Recently someone asked me if I had any interest in writing reviews of restaurants. I said I was on the fence about it because having worked in restaurants for so many years I felt that I'd have a hard time taking putting the public interest above that of the people who actually worked in restaurants. I've never been on the bad end of a review but I know I lost many nights of sleep worrying that I would. So I'm not sure I like the idea of being in the position of ruining some hard working chef's reputation with a withering public critique of his taste and technique.
I've also had some very limited experience of writing reviews and the blowback really gave me pause to think that I may not be entirely comfortable with the genre.

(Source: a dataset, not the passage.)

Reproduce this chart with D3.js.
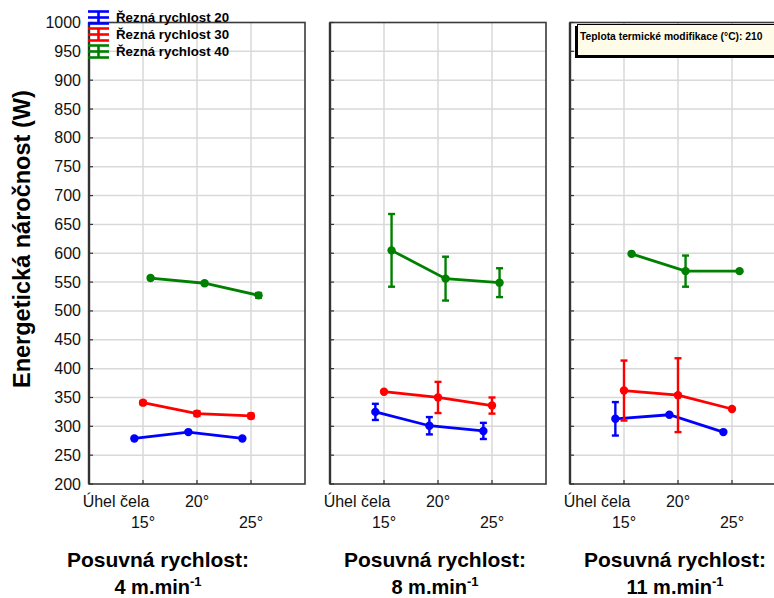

Lately my memory seems to be suffering the effects of age and having more things to take care of than it was originally coded to accommodate, so I may be a little fuzzy on the details. But I wrote a review of Restaurant Daniel in the CIA school paper in, I believe, 1994. The review was pretty positive overall. I praised the quality of the cooking but wrote that the service was arrogant, dismissive of diners who were not repeat customers and celebrities, and that the menu's claim to feature "seasonal" ingredients was misleading at best. (I couldn't understand by what definition of the word "season" "raspberries, strawberries, tomatoes, mache and other summer produce become seasonal in December.) I expected to catch some flak from a few of my colleagues or perhaps the school administration (neither ever happened) but was totally unprepared to learn that one of my students, who was an extern at Daniel, showed the review to Daniel Boulud, and now the chef wanted by ass on his flat top.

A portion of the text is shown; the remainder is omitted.